Linux cqt-operator-p1 #15-Ubuntu SMP Fri Jun 10 11:30:24 UTC 2022 x86_64 x86_64 x86_64 GNU/Linux

Kindly advise on how to proceed!

Sep 11 '22 19:09 noslav

@noslav Try turning on the --disable-lock-timeouts flag. It will silence the error and prevent spurious retries but will not make the node process blocks any faster (the fundamental reason for the timeout). You might want to look into improving the CPU and or I/O performance of your hardware as well.

This issue is about improving our handling of the cache, which will not be available until a future release.

Sep 11 '22 22:09 michaelsproul

@noslav Try turning on the --disable-lock-timeouts flag. It will silence the error and prevent spurious retries but will not make the node process blocks any faster (the fundamental reason for the timeout). You might want to look into improving the CPU and or I/O performance of your hardware as well.

This issue is about improving our handling of the cache, which will not be available until a future release.

thank you for the quick turnaround!

Sep 12 '22 00:09 noslav

@michaelsproul your suggestion helped, thank you! However, I'm wondering why in my logs I don't get the mentioned line here in the faq section on the merge migration page

INFO Ready for the merge, current_difficulty: 10789363, terminal_total_difficulty: 10790000

logs currently only show the following

Sep 12 00:19:41 cqt-operator-p1 systemd[1]: Stopped lighthouse eth2 service.
Sep 12 00:19:41 cqt-operator-p1 systemd[1]: lighthouse.service: Consumed 12h 27min 57.266s CPU time.
Sep 12 00:19:41 cqt-operator-p1 systemd[1]: Started lighthouse eth2 service.
|

has this anything to do with my EL configuration?

Sep 12 '22 20:09 noslav

@noslav Remove the flag --debug-level crit, that flag is causing your node to only log critical errors, which is quite a strange configuration and probably not what you want!

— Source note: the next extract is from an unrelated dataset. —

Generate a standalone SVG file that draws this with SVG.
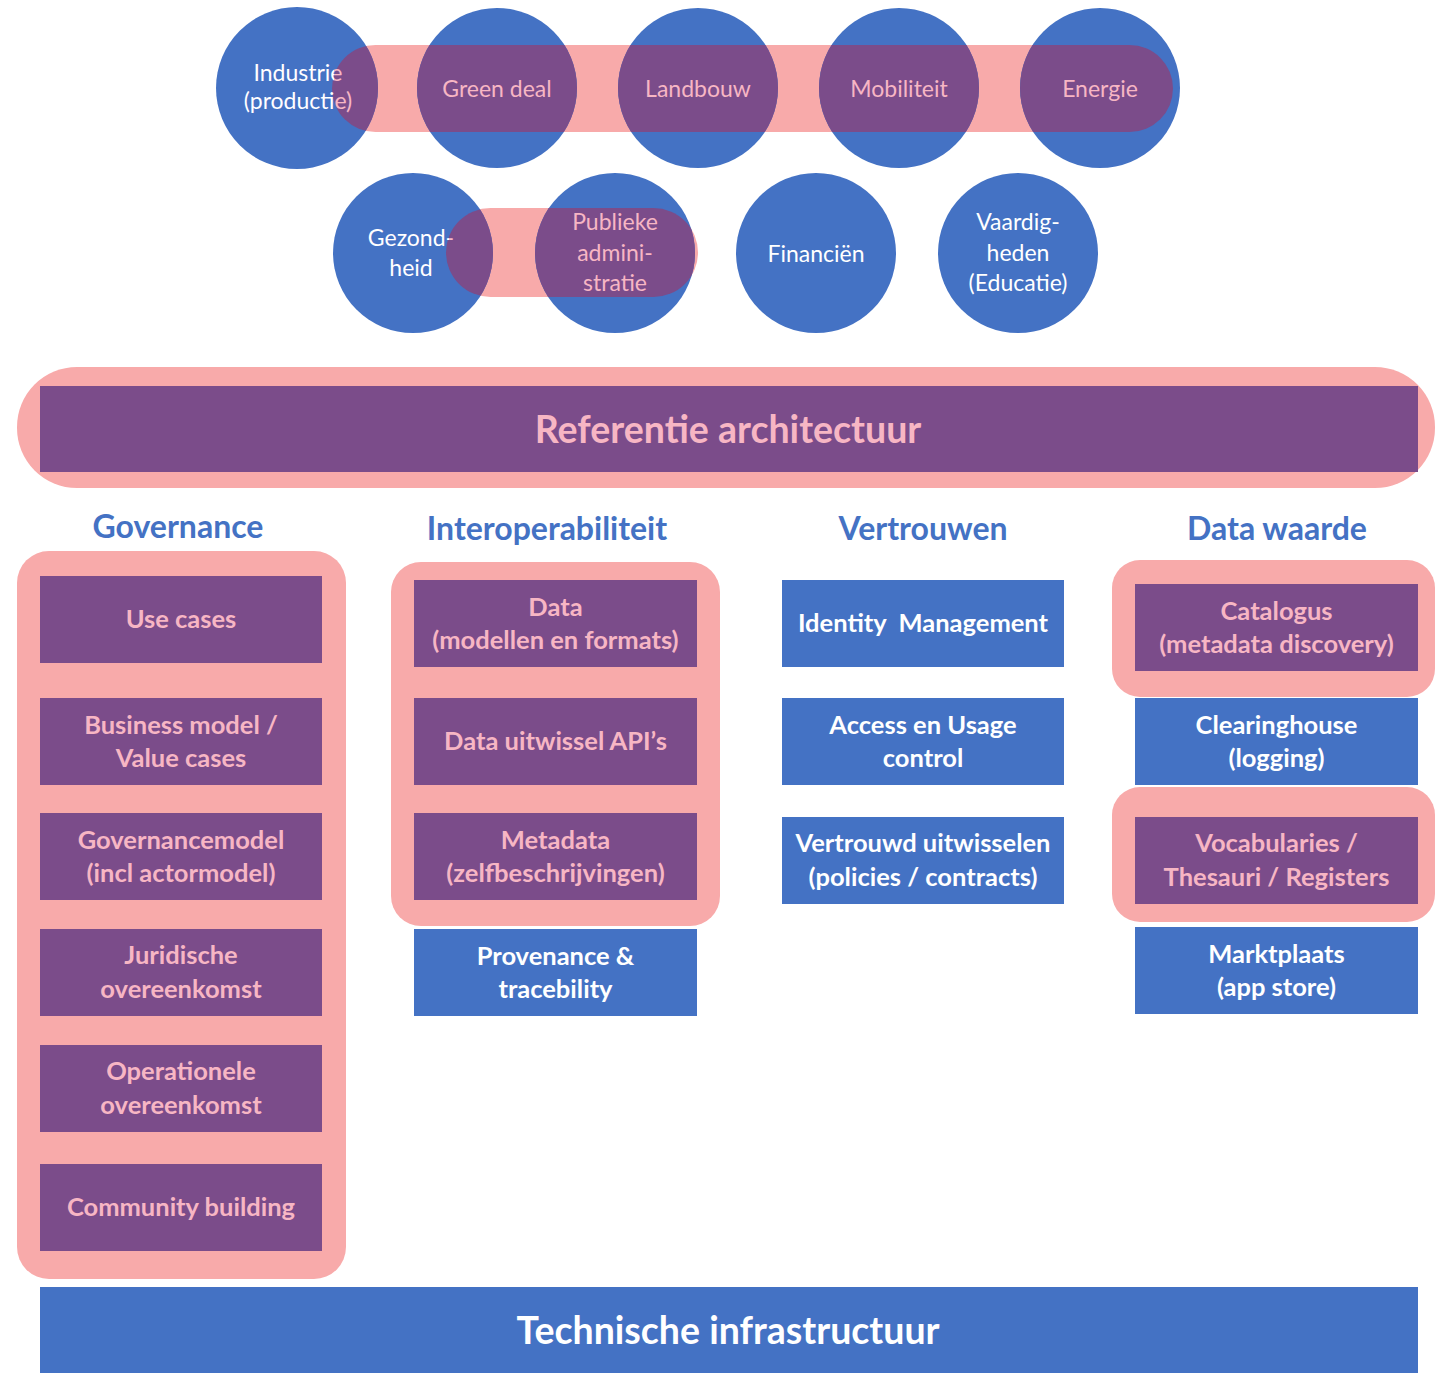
<svg xmlns="http://www.w3.org/2000/svg" width="1435" height="1373" viewBox="0 0 1435 1373">
<style>
.bg{fill:#ffffff}
.pink{fill:#F8AAAA}
.blue{fill:#4472C4}
.purple{fill:#7B4C8A}
.ct{font-family:Lato,"Open Sans","Liberation Sans",sans-serif;font-size:23px;text-anchor:middle}
.bt{font-family:Lato,"Open Sans","Liberation Sans",sans-serif;font-size:25.5px;font-weight:bold;text-anchor:middle}
.ht{font-family:Lato,"Open Sans","Liberation Sans",sans-serif;font-size:32px;font-weight:bold;text-anchor:middle;fill:#4472C4}
.big{font-family:Lato,"Open Sans","Liberation Sans",sans-serif;font-size:37.5px;font-weight:bold;text-anchor:middle}
.w{fill:#ffffff}
.p{fill:#F7B6C4}
</style>
<defs>
<clipPath id="c1"><circle cx="297" cy="88" r="81"/></clipPath>
<clipPath id="c2"><circle cx="497" cy="88" r="80"/></clipPath>
<clipPath id="c3"><circle cx="698" cy="88" r="80"/></clipPath>
<clipPath id="c4"><circle cx="899" cy="88" r="80"/></clipPath>
<clipPath id="c5"><circle cx="1100" cy="88" r="80"/></clipPath>
<clipPath id="c6"><circle cx="413" cy="253" r="80"/></clipPath>
<clipPath id="c7"><circle cx="615" cy="253" r="80"/></clipPath>
<linearGradient id="gInd" gradientUnits="userSpaceOnUse" x1="0" y1="0" x2="1435" y2="0">
<stop offset="0.2328" stop-color="#ffffff"/><stop offset="0.2328" stop-color="#F7B6C4"/>
</linearGradient>
<linearGradient id="gGez" gradientUnits="userSpaceOnUse" x1="0" y1="0" x2="1435" y2="0">
<stop offset="0.3129" stop-color="#ffffff"/><stop offset="0.3129" stop-color="#F7B6C4"/>
</linearGradient>
</defs>
<rect class="bg" x="0" y="0" width="1435" height="1373"/>

<g id="bands">
<rect id="band-top" class="pink" x="332" y="45" width="841" height="87" rx="43.5"/>
<rect id="band-mid" class="pink" x="446" y="208" width="252" height="89" rx="44.5"/>
</g>

<g id="node-industrie">
<circle class="blue" cx="297" cy="88" r="81"/>
<rect class="purple" x="332" y="45" width="841" height="87" rx="43.5" clip-path="url(#c1)"/>
<text class="ct" x="298" fill="url(#gInd)"><tspan x="298" y="81">Industrie</tspan><tspan x="298" y="109">(productie)</tspan></text>
</g>
<g id="node-greendeal">
<circle class="blue" cx="497" cy="88" r="80"/>
<rect class="purple" x="332" y="45" width="841" height="87" rx="43.5" clip-path="url(#c2)"/>
<text class="ct p" x="497" y="97">Green deal</text>
</g>
<g id="node-landbouw">
<circle class="blue" cx="698" cy="88" r="80"/>
<rect class="purple" x="332" y="45" width="841" height="87" rx="43.5" clip-path="url(#c3)"/>
<text class="ct p" x="698" y="97">Landbouw</text>
</g>
<g id="node-mobiliteit">
<circle class="blue" cx="899" cy="88" r="80"/>
<rect class="purple" x="332" y="45" width="841" height="87" rx="43.5" clip-path="url(#c4)"/>
<text class="ct p" x="899" y="97">Mobiliteit</text>
</g>
<g id="node-energie">
<circle class="blue" cx="1100" cy="88" r="80"/>
<rect class="purple" x="332" y="45" width="841" height="87" rx="43.5" clip-path="url(#c5)"/>
<text class="ct p" x="1100" y="97">Energie</text>
</g>
<g id="node-gezondheid">
<circle class="blue" cx="413" cy="253" r="80"/>
<rect class="purple" x="446" y="208" width="252" height="89" rx="44.5" clip-path="url(#c6)"/>
<text class="ct" fill="url(#gGez)"><tspan x="411" y="246">Gezond-</tspan><tspan x="411" y="276">heid</tspan></text>
</g>
<g id="node-publieke">
<circle class="blue" cx="615" cy="253" r="80"/>
<rect class="purple" x="446" y="208" width="252" height="89" rx="44.5" clip-path="url(#c7)"/>
<text class="ct p"><tspan x="615" y="230">Publieke</tspan><tspan x="615" y="261">admini-</tspan><tspan x="615" y="291">stratie</tspan></text>
</g>
<g id="node-financien">
<circle class="blue" cx="816" cy="253" r="80"/>
<text class="ct w" x="816" y="262">Financiën</text>
</g>
<g id="node-vaardigheden">
<circle class="blue" cx="1018" cy="253" r="80"/>
<text class="ct w"><tspan x="1018" y="230">Vaardig-</tspan><tspan x="1018" y="261">heden</tspan><tspan x="1018" y="291">(Educatie)</tspan></text>
</g>

<g id="node-referentie">
<rect class="pink" x="17" y="367" width="1418" height="121" rx="60"/>
<rect class="purple" x="40" y="386" width="1378" height="86"/>
<text class="big p" x="728" y="443">Referentie architectuur</text>
</g>

<g id="headers">
<text class="ht" x="178" y="538">Governance</text>
<text class="ht" x="547" y="540">Interoperabiliteit</text>
<text class="ht" x="923" y="540">Vertrouwen</text>
<text class="ht" x="1277" y="540">Data waarde</text>
</g>

<g id="group-governance">
<rect class="pink" x="17" y="551" width="329" height="728" rx="32"/>
</g>
<g id="group-interop">
<rect class="pink" x="391" y="562" width="329" height="364" rx="30"/>
</g>
<g id="group-catalogus">
<rect class="pink" x="1112" y="560" width="323" height="137" rx="28"/>
</g>
<g id="group-vocab">
<rect class="pink" x="1112" y="787" width="323" height="135" rx="28"/>
</g>

<g id="node-usecases"><rect class="purple" x="40" y="576" width="282" height="87"/><text class="bt p" x="181" y="628">Use cases</text></g>
<g id="node-business"><rect class="purple" x="40" y="698" width="282" height="87"/><text class="bt p"><tspan x="181" y="734">Business model /</tspan><tspan x="181" y="767">Value cases</tspan></text></g>
<g id="node-govmodel"><rect class="purple" x="40" y="813" width="282" height="87"/><text class="bt p"><tspan x="181" y="849">Governancemodel</tspan><tspan x="181" y="882">(incl actormodel)</tspan></text></g>
<g id="node-juridisch"><rect class="purple" x="40" y="929" width="282" height="87"/><text class="bt p"><tspan x="181" y="964">Juridische</tspan><tspan x="181" y="998">overeenkomst</tspan></text></g>
<g id="node-operationeel"><rect class="purple" x="40" y="1045" width="282" height="87"/><text class="bt p"><tspan x="181" y="1080">Operationele</tspan><tspan x="181" y="1114">overeenkomst</tspan></text></g>
<g id="node-community"><rect class="purple" x="40" y="1164" width="282" height="87"/><text class="bt p" x="181" y="1216">Community building</text></g>

<g id="node-data"><rect class="purple" x="414" y="580" width="283" height="87"/><text class="bt p"><tspan x="555.5" y="616">Data</tspan><tspan x="555.5" y="649">(modellen en formats)</tspan></text></g>
<g id="node-api"><rect class="purple" x="414" y="698" width="283" height="87"/><text class="bt p" x="555.5" y="750">Data uitwissel API’s</text></g>
<g id="node-metadata"><rect class="purple" x="414" y="813" width="283" height="87"/><text class="bt p"><tspan x="555.5" y="849">Metadata</tspan><tspan x="555.5" y="882">(zelfbeschrijvingen)</tspan></text></g>
<g id="node-provenance"><rect class="blue" x="414" y="929" width="283" height="87"/><text class="bt w"><tspan x="555.5" y="965">Provenance &amp;</tspan><tspan x="555.5" y="998">tracebility</tspan></text></g>

<g id="node-identity"><rect class="blue" x="782" y="580" width="282" height="87"/><text class="bt w" x="923" y="632">Identity&#160; Management</text></g>
<g id="node-access"><rect class="blue" x="782" y="698" width="282" height="87"/><text class="bt w"><tspan x="923" y="734">Access en Usage</tspan><tspan x="923" y="767">control</tspan></text></g>
<g id="node-vertrouwd"><rect class="blue" x="782" y="817" width="282" height="87"/><text class="bt w"><tspan x="923" y="852">Vertrouwd uitwisselen</tspan><tspan x="923" y="886">(policies / contracts)</tspan></text></g>

<g id="node-catalogus"><rect class="purple" x="1135" y="584" width="283" height="87"/><text class="bt p"><tspan x="1276.5" y="620">Catalogus</tspan><tspan x="1276.5" y="653">(metadata discovery)</tspan></text></g>
<g id="node-clearinghouse"><rect class="blue" x="1135" y="698" width="283" height="87"/><text class="bt w"><tspan x="1276.5" y="734">Clearinghouse</tspan><tspan x="1276.5" y="767">(logging)</tspan></text></g>
<g id="node-vocab"><rect class="purple" x="1135" y="817" width="283" height="87"/><text class="bt p"><tspan x="1276.5" y="852">Vocabularies /</tspan><tspan x="1276.5" y="886">Thesauri / Registers</tspan></text></g>
<g id="node-marktplaats"><rect class="blue" x="1135" y="927" width="283" height="87"/><text class="bt w"><tspan x="1276.5" y="963">Marktplaats</tspan><tspan x="1276.5" y="996">(app store)</tspan></text></g>

<g id="node-technisch"><rect class="blue" x="40" y="1287" width="1378" height="90"/><text class="big w" x="728" y="1344">Technische infrastructuur</text></g>

<g id="connectors"></g>
</svg>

Sep 12 '22 21:09 michaelsproul

I've overhauled the pubkey cache on the tree-states branch by making it into a generic cache for all validator information. I might try a new approach there using a CoW map for the data so that we can clone it when reading, and then mutate a copy while writing to disk, which then gets swapped into place.

Nov 17 '22 05:11 michaelsproul